Silicon Valley has long been known as the crème de la crème of “making things” for as long as most of its residents can remember. The motivations range from solving one’s frustrations and impressing one’s friends to making something cool to making a bunch of cash… Nonetheless- whatever the motivation- you can’t get very far without running into an enormous need for design; Hence, the role of the designer has become a critical landmark in the Silicon Valley landscape.

For this reason, the Silicon Valley Innovation Institute gathered an experienced group of designers, each with a different area of focus, to tackle the challenge of designing for superlative user experience.

The night started off on a sound note by Jon Innes, an experienced design consultant (UX Innovation), who focused on the innate tension between designers and builders, leading to the different ways companies approach the development process:

From the specific and pre-planned waterfall method to the rapid iterations of the lean startup, Jon believes that the key is to involve designers at every stage, and to integrate the technology, the feasibility, as well as the design into the creation process.

Then the torch was passed on to Rodrigo Lopez, a Peruvian-born entrepreneur (Aardvark), who gave a good overview of the unique needs behind designing for mobile phones and tablets:

An essential factor in this realm, he says, is to move fast: “Your product must move as fast as the ecosystem.” In the mobile ecosystem, the designers are designing for phones and tablets that change once or twice a year (Apple) or have a plethora of variations (Android). Plus, the competition on mobile devices rapidly changes and updates, so unless you change quickly enough to stay attractive, you will be forgotten like a week-old text message. Another important dynamic of mobile design is that, if you want your users to use a feature, it has to be easy to find and easy to use. Otherwise, it might as well not exist, because it won’t be utilized by impatient on-the-go users. In fact, it would probably be better if it didn’t exist at all, because then it wouldn’t get in the way or confuse anybody.

Next in line was Paolo Malabuyo, the director of product at Zinga, who introduced himself by saying, “Please notice that I am wearing a suit.”

This was a good move for a few reasons. First, it got the people to applaud. Second, it made the point that design is about all of life, not just products. Paolo has a wide reservoir of design experiences from which he shared some unique insights.

“Bask in your ignorance,” he said. If you are designing in order to make an experience good, it’s important to go through that experience yourself.
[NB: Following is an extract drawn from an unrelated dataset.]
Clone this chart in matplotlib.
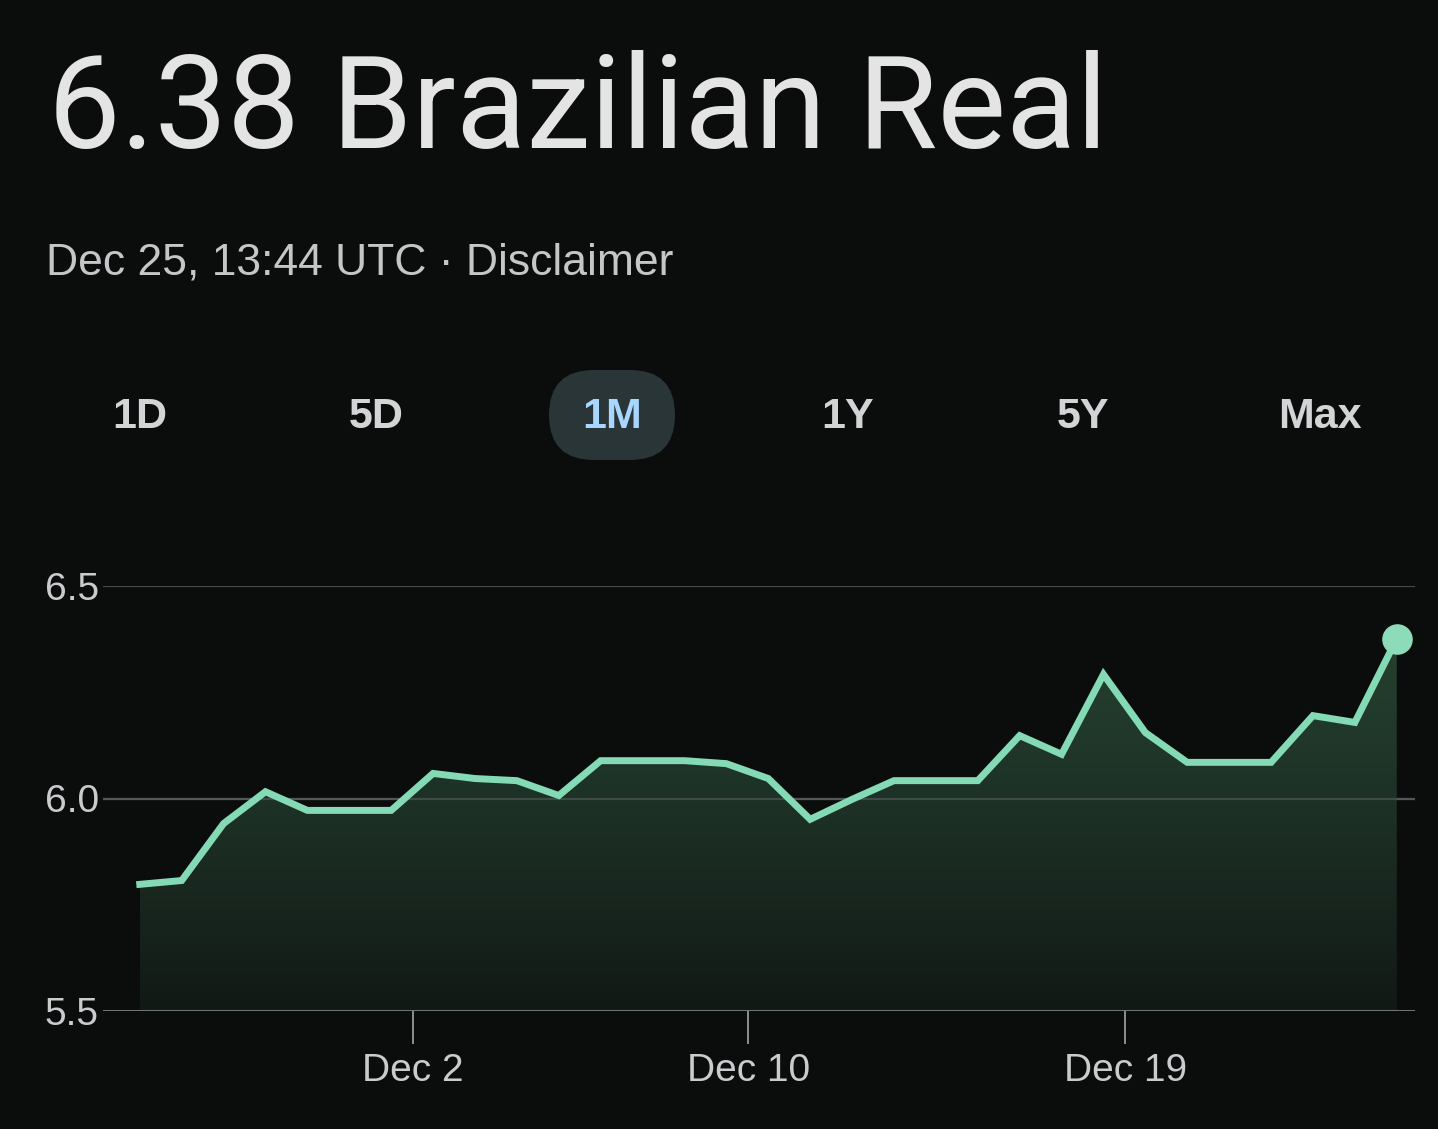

We must also remember that there is only one first time for everything, so taking notes when you are going through a first experience can truly double your knowledge (not only have you learned the thing itself, but also what it’s like to learn it for the first time). Paolo also brought up the idea of a Maslow’s pyramid of design, which is a re-imagining of the Maslow’s Hierarchy of Needs with the needs of a product. From the bottom level up is functionality, reliability, usability, then beauty. In other words, if a product isn’t functional, then nobody cares if it’s usable, and whether it’s beautiful is irrelevant; Each level is a pre-requisite for the enjoyment and adoption of the next level. Another point made by Paolo is that you can help your design sense by stayingg connected with the traditional modes of creation. He himself made some custom shoes because he likes to perform a craft and do something with his hands. This kind of thing helps the inner design brain become more experienced and refined.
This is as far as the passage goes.